Export of Labrador Sea Water from the subpolar North Atlantic: A Lagrangian perspective

Results from 59 acoustically tracked RAFOS floats obtained during 2003–2008 are analyzed here to study the spreading pathways of Labrador Sea Water (LSW) from the subpolar to subtropical North Atlantic. An earlier paper based on a subset of these float data presented evidence of a potentially important interior pathway for the southward spreading of LSW. Here those results are reinforced with the full data set and new information on LSW pathways around the Grand Banks is presented.
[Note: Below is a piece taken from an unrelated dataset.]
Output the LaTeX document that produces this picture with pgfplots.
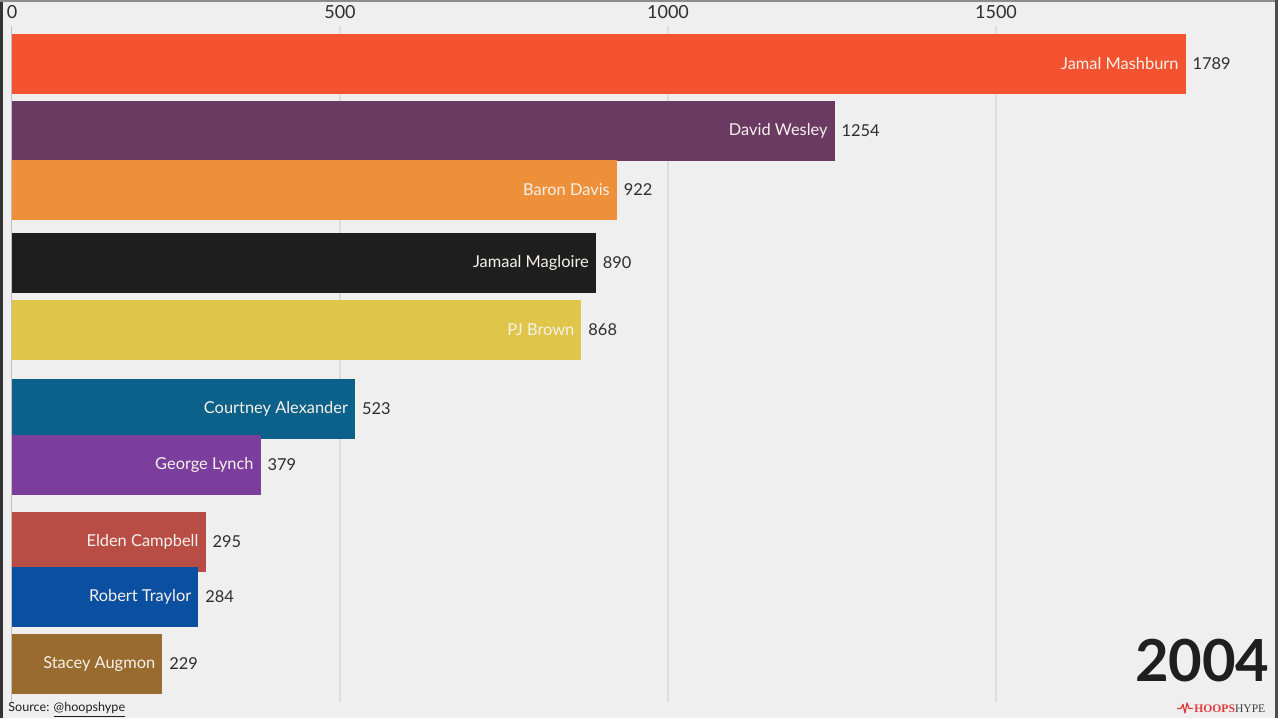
\documentclass[border=0pt]{standalone}
\usepackage{fontspec}
\setmainfont{Lato}
\newfontfamily\logofont{Liberation Serif}
\usepackage{pgfplots}
\pgfplotsset{compat=1.18}
\definecolor{bg}{HTML}{EFEFEF}
\definecolor{gridc}{HTML}{DDDDDD}
\definecolor{valc}{HTML}{2E2E2E}
\definecolor{namec}{HTML}{F6F1EA}
\definecolor{cMash}{HTML}{F5532F}
\definecolor{cWes}{HTML}{6B3A62}
\definecolor{cBar}{HTML}{EE8F3A}
\definecolor{cMag}{HTML}{1E1E1E}
\definecolor{cPJ}{HTML}{E0C54B}
\definecolor{cCou}{HTML}{0B6189}
\definecolor{cGeo}{HTML}{7B3E9D}
\definecolor{cEld}{HTML}{B84D46}
\definecolor{cRob}{HTML}{0B50A0}
\definecolor{cSta}{HTML}{9A6B2F}
\definecolor{logored}{HTML}{E5383B}
\begin{document}
\begin{tikzpicture}
% 1 px = 0.5pt, picture 1278 x 718 px
\fill[bg] (0,0) rectangle (639pt,359pt);
\useasboundingbox (0,0) rectangle (639pt,359pt);
\fill[black!80] (0,0) rectangle (1.5pt,359pt);
\draw[black!45, line width=0.8pt] (0,358.6pt) -- (639pt,358.6pt);
\fill[black!70] (637.5pt,0) rectangle (639pt,359pt);
% grid lines behind bars
\foreach \gx in {170,334,498}
  \draw[gridc, line width=0.8pt] (\gx pt,346pt) -- (\gx pt,8pt);
\draw[black!25, line width=0.5pt] (5.6pt,346pt) -- (5.6pt,8pt);
\begin{axis}[
  at={(0,0)}, anchor=south west,
  width=639pt, height=359pt, scale only axis,
  xmin=-18.29, xmax=1929.88,
  ymin=0, ymax=718, y dir=reverse,
  axis line style={draw=none},
  ytick=\empty,
  xtick={0,500,1000,1500},
  xticklabel pos=upper,
  major tick length=0pt,
  /pgf/number format/assume math mode=true,
  /pgf/number format/1000 sep={},
  xticklabel style={anchor=north, font=\fontsize{9}{11}\selectfont, text=valc, yshift=1pt},
  xbar, bar width=60, bar shift=0pt, clip=false,
  nodes near coords,
  every node near coord/.style={anchor=west, font=\fontsize{8.2}{10}\selectfont, text=valc},
]
\addplot[fill=cMash, draw=none, bar shift=0pt] coordinates {(1789,64)};
\addplot[fill=cWes, draw=none, bar shift=0pt] coordinates {(1254,131)};
\addplot[fill=cBar, draw=none, bar shift=0pt] coordinates {(922,190)};
\addplot[fill=cMag, draw=none, bar shift=0pt] coordinates {(890,263)};
\addplot[fill=cPJ, draw=none, bar shift=0pt] coordinates {(868,330)};
\addplot[fill=cCou, draw=none, bar shift=0pt] coordinates {(523,409)};
\addplot[fill=cGeo, draw=none, bar shift=0pt] coordinates {(379,465)};
\addplot[fill=cEld, draw=none, bar shift=0pt] coordinates {(295,542)};
\addplot[fill=cRob, draw=none, bar shift=0pt] coordinates {(284,597)};
\addplot[fill=cSta, draw=none, bar shift=0pt] coordinates {(229,664)};
\begin{scope}[every node/.style={anchor=east, text=namec, font=\fontsize{8.2}{10}\selectfont}]
\node at (axis cs:1789,64) {Jamal Mashburn};
\node at (axis cs:1254,131) {David Wesley};
\node at (axis cs:922,190) {Baron Davis};
\node at (axis cs:890,263) {Jamaal Magloire};
\node at (axis cs:868,330) {PJ Brown};
\node at (axis cs:523,409) {Courtney Alexander};
\node at (axis cs:379,465) {George Lynch};
\node at (axis cs:295,542) {Elden Campbell};
\node at (axis cs:284,597) {Robert Traylor};
\node at (axis cs:229,664) {Stacey Augmon};
\end{scope}
\end{axis}
% year, source, logo
\node[font=\bfseries\fontsize{29}{31}\selectfont, text=black!88, anchor=east, inner sep=0pt] at (635pt,28.5pt) {2004};
\node[font=\fontsize{6.3}{7}\selectfont, text=black!88, anchor=west, inner sep=0pt] at (4pt,4pt) {Source: \underline{@hoopshype}};
\draw[logored, line width=0.6pt, line join=round] (588.5pt,4.8pt) -- (590.5pt,4.8pt) -- (591.5pt,6.8pt) -- (592.5pt,2.5pt) -- (593.5pt,7.5pt) -- (594.5pt,4.8pt) -- (596.5pt,4.8pt);
\node[anchor=west, inner sep=0pt, font=\logofont\fontsize{5.8}{6}\selectfont] at (597pt,4.6pt) {\textcolor{logored}{\textbf{HOOPS}}\textcolor{black!75}{HYPE}};
\end{tikzpicture}
\end{document}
About 70% of the RAFOS floats were expelled into the ocean interior east of the Grand Banks and meandered slowly eastward toward the mid-Atlantic ridge, a pathway observed previously with profiling floats. Less than 10% was advected continuously around the Grand Banks by the Deep Western Boundary Current (DWBC). A larger fraction (∼17%) drifted into the subtropical interior from the Tail of the Grand Banks, suggesting that this pathway is at least if not more important than the DWBC pathway for the export of LSW to the subtropics. RAFOS floats released closest to the continental slope at 700 m depth were more likely to rapidly reach subtropical latitudes, mainly because they drifted through Flemish Pass, a 1100 m deep channel between the Grand Banks and the Flemish Cap, which protects fluid parcels from being swept off the continental slope by meanders of the North Atlantic Current. A statistical comparison of the RAFOS trajectories with more than 5000 simulated floats obtained from the Family of Linked Atlantic Models Experiment (FLAME) high-resolution ocean general circulation model reveals a similar pattern of LSW spreading. The RAFOS and simulated floats are also used to show that contrary to a previous modeling study, the isobaric RAFOS floats do not underestimate the amount of LSW that continuously follows the DWBC around the Grand Banks compared to isopycnal floats. These results have implications for the connectivity of the deep limb of the Atlantic Meridional Overturning Circulation between the subpolar and the subtropical North Atlantic.